PROBLEM TO WORK ON:
In the entries below, find every line with "React" and copy it.

GIVEN ENTRIES:
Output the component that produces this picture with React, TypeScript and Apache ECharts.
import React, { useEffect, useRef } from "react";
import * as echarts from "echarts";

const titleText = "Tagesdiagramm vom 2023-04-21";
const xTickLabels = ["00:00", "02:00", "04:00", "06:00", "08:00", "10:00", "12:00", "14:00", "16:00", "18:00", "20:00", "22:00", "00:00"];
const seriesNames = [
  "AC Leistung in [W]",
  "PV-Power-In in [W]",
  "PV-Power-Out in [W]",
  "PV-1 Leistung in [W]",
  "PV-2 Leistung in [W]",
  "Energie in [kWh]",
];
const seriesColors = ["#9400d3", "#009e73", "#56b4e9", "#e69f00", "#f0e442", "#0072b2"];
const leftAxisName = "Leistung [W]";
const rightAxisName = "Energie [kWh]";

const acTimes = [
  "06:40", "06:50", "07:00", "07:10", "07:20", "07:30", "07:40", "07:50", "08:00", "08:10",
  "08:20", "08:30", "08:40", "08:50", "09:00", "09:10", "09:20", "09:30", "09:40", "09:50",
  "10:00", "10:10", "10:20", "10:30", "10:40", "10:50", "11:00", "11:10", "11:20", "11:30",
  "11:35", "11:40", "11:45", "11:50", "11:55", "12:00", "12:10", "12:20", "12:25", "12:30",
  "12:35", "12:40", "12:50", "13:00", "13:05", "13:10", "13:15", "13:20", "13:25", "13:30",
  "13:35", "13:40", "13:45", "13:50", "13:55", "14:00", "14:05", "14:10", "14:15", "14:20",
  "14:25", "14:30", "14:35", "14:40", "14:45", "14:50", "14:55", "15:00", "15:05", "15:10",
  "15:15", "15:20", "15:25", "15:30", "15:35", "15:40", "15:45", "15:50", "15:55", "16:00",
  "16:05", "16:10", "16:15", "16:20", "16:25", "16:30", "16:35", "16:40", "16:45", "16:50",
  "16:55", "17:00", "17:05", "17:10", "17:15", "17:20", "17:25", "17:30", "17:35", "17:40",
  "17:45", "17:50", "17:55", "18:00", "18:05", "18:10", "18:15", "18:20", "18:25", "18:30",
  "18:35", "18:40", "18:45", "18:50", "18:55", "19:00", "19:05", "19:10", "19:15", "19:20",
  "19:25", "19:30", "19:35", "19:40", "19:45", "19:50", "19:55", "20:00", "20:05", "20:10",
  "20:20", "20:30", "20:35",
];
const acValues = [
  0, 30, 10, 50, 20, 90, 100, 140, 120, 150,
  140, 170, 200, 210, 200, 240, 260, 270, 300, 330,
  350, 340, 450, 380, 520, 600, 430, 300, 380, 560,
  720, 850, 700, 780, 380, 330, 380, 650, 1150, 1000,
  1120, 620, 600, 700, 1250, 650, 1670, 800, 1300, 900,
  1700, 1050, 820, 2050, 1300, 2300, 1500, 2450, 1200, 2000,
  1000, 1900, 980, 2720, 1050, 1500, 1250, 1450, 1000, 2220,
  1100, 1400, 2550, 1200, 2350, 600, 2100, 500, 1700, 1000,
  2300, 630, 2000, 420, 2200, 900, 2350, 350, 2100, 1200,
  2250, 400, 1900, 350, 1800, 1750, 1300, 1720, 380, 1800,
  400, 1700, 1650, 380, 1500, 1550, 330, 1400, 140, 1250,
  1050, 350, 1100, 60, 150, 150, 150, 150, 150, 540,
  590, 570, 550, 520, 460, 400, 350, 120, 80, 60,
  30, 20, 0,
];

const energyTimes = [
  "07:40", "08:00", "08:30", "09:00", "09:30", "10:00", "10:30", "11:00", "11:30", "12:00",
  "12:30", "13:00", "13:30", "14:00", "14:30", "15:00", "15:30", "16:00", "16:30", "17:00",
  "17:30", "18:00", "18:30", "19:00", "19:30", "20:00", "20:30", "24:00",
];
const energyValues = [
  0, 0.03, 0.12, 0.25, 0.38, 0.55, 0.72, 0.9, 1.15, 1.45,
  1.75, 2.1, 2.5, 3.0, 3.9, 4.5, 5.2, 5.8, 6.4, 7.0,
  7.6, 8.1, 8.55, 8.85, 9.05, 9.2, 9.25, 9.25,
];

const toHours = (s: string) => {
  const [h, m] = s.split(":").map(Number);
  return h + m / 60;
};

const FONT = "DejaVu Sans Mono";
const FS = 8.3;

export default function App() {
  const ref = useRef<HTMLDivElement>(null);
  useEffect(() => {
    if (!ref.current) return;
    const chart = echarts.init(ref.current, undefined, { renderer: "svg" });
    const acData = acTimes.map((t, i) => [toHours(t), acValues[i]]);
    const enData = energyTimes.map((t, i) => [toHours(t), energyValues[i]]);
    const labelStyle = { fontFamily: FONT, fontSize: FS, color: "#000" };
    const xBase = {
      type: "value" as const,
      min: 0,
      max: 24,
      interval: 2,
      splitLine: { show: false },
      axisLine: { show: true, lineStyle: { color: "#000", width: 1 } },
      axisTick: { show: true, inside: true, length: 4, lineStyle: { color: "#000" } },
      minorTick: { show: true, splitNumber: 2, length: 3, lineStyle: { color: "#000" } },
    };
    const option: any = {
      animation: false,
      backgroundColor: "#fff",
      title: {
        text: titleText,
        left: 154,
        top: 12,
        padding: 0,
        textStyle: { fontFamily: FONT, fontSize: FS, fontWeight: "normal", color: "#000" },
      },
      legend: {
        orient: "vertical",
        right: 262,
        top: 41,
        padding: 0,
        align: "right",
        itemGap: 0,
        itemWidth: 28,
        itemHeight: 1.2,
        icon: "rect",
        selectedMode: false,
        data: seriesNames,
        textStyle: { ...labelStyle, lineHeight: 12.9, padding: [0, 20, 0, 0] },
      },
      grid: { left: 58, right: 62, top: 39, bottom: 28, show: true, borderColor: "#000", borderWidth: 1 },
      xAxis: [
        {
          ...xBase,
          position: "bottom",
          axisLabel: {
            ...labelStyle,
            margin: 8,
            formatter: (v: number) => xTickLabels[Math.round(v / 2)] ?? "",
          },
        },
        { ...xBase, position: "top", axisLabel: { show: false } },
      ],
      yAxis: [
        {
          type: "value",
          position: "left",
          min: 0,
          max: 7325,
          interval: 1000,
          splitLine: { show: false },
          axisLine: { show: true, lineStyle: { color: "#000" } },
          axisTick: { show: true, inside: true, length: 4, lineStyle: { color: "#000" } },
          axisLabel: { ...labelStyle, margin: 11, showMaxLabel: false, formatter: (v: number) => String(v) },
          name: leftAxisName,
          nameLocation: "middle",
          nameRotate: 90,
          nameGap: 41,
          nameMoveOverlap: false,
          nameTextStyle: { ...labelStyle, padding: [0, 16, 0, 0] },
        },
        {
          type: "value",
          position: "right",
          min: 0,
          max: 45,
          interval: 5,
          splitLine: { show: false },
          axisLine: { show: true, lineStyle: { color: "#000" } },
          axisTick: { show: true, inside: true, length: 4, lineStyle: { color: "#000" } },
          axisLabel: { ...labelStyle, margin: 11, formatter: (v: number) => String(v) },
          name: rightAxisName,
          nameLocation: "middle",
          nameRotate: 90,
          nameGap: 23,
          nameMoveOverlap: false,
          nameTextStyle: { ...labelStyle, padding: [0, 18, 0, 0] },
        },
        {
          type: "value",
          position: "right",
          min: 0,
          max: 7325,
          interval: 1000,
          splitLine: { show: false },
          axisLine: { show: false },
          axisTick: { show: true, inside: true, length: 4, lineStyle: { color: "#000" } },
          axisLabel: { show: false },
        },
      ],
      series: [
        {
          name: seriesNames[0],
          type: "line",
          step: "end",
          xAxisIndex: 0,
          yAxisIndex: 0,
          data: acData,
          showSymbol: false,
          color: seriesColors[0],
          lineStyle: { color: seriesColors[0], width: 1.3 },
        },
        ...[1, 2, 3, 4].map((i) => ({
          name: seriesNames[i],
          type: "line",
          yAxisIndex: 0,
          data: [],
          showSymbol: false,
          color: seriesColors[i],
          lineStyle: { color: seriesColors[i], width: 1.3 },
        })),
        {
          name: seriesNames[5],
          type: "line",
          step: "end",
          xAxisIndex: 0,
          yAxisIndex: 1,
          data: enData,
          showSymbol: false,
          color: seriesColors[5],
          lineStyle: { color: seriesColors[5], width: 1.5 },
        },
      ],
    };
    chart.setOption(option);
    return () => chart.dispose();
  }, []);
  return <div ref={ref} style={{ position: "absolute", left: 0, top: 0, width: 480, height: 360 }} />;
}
---
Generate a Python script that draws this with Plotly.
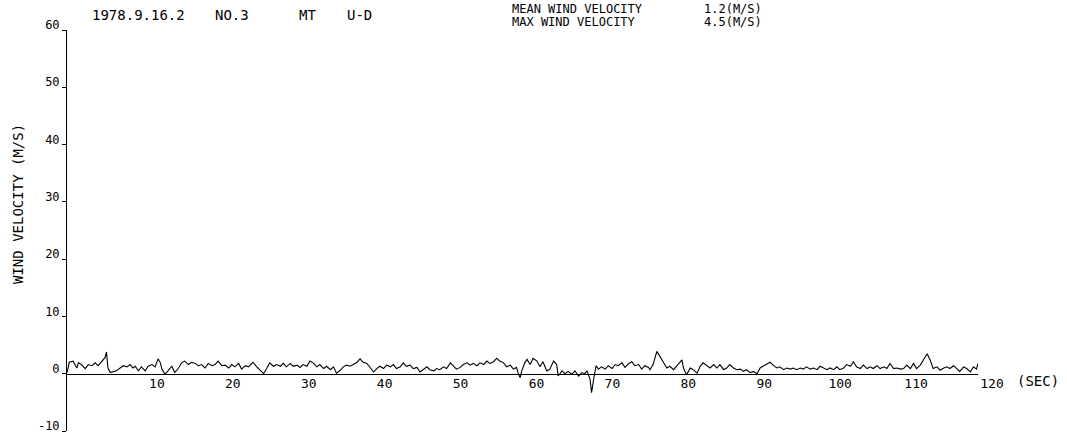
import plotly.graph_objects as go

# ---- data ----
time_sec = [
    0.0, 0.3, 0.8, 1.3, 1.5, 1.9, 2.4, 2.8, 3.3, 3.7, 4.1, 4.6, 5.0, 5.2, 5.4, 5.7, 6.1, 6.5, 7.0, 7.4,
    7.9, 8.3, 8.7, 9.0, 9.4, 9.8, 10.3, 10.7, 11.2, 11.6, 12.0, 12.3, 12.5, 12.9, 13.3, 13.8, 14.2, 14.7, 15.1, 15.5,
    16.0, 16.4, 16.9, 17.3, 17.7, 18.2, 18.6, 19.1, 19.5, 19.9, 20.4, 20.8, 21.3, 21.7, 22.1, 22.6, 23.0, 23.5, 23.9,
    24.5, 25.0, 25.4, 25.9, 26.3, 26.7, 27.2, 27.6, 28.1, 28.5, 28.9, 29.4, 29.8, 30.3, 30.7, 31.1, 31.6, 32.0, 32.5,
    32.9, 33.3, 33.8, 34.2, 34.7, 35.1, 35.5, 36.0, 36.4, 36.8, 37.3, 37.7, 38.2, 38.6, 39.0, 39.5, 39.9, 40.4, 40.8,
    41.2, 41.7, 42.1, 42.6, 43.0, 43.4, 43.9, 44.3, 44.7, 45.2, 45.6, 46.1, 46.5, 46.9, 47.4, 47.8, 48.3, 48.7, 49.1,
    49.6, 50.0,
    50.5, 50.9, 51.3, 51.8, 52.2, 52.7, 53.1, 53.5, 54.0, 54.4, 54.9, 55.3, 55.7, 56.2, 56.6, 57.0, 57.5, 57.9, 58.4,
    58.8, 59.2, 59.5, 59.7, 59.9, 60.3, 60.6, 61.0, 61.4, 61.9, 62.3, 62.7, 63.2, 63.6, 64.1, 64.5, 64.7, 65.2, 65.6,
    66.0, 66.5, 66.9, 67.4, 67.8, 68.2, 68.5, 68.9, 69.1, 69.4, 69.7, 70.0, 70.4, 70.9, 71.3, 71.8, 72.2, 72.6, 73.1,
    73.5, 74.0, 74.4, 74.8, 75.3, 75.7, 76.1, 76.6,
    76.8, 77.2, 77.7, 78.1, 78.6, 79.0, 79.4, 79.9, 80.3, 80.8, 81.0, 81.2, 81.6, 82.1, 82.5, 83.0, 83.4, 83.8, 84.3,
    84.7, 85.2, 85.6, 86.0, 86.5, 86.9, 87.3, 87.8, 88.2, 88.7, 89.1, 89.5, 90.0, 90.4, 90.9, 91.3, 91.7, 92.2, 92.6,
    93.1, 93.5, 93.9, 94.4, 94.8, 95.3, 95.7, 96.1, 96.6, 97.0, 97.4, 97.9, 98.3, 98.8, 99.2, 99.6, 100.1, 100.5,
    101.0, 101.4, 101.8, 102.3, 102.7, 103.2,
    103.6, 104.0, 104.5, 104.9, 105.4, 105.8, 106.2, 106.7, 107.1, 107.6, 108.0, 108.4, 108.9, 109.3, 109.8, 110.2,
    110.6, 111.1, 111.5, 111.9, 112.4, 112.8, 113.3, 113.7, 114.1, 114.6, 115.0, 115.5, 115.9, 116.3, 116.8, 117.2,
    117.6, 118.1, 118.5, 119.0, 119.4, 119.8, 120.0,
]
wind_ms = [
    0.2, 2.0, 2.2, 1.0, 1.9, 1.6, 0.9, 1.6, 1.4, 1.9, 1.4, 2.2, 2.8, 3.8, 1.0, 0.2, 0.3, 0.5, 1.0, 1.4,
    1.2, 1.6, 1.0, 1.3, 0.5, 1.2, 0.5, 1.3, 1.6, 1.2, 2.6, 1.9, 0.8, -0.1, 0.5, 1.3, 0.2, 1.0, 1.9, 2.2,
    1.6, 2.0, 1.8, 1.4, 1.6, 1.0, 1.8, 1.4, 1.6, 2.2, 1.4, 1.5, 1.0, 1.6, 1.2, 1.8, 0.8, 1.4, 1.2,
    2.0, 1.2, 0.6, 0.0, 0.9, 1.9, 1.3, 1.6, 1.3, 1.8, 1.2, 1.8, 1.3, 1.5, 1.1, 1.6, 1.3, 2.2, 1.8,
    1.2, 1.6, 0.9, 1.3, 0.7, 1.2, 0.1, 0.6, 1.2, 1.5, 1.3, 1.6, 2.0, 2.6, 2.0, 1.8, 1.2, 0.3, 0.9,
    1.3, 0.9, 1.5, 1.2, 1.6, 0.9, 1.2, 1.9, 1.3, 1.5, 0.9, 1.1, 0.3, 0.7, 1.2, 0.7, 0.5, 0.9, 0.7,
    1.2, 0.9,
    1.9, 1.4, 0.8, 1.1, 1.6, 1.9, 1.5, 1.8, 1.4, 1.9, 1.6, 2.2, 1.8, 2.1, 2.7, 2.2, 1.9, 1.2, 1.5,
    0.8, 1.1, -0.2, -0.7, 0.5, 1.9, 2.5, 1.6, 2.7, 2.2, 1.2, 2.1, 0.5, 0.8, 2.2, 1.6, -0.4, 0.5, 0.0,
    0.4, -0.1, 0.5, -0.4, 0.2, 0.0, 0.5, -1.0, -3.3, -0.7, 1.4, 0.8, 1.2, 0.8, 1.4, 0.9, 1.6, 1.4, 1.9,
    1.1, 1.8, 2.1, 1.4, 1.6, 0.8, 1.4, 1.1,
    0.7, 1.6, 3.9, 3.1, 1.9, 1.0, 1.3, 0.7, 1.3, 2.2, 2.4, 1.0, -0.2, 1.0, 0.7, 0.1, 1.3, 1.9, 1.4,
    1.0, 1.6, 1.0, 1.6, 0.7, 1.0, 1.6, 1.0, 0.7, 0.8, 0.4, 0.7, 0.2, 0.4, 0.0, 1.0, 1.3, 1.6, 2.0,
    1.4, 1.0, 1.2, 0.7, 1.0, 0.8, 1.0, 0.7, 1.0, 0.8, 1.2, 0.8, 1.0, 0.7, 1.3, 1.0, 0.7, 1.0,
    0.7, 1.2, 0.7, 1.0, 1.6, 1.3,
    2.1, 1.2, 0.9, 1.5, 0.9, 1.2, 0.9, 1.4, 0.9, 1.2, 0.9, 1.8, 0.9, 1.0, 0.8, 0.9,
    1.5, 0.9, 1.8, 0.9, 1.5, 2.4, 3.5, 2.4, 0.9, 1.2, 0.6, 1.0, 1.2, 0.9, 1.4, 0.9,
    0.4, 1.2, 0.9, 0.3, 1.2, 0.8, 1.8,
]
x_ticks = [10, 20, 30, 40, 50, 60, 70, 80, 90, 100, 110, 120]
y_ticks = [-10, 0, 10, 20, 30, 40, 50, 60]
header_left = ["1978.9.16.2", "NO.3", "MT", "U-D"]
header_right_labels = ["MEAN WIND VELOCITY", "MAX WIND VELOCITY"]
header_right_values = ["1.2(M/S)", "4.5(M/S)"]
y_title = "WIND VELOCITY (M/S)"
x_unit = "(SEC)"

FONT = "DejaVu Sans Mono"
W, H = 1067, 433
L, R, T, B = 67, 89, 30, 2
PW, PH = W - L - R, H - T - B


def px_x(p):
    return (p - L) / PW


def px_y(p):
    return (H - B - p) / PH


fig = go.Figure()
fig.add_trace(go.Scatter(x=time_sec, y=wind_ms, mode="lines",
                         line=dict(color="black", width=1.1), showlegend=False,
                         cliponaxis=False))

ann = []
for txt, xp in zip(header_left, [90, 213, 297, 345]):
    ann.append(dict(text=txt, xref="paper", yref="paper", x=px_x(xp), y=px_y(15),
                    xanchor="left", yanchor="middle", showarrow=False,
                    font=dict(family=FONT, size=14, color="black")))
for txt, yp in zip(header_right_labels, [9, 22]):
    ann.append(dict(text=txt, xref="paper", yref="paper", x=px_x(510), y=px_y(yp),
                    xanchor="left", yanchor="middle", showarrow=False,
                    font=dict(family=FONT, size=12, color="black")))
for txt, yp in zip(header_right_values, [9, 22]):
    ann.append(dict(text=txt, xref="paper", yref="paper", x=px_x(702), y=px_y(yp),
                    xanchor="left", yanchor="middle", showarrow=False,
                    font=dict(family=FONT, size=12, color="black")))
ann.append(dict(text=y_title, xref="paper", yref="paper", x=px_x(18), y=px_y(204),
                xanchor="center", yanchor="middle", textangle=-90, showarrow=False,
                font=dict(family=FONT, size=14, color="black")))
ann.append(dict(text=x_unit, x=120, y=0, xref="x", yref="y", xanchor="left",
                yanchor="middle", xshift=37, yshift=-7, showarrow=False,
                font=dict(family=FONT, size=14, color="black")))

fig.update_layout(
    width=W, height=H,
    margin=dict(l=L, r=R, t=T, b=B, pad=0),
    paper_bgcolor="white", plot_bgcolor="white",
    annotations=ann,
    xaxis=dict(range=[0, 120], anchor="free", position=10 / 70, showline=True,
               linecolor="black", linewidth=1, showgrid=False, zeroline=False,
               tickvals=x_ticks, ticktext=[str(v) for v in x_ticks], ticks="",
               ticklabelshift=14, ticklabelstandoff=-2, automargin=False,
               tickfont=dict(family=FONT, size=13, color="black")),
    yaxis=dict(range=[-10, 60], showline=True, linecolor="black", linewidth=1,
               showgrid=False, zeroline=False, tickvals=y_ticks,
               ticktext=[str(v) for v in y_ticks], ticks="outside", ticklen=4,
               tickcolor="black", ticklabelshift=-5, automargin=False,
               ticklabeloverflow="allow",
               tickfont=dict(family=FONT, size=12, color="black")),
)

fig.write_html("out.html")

CORRECT RESPONSE:
Output the component that produces this picture with React, TypeScript and Apache ECharts.
import React, { useEffect, useRef } from "react";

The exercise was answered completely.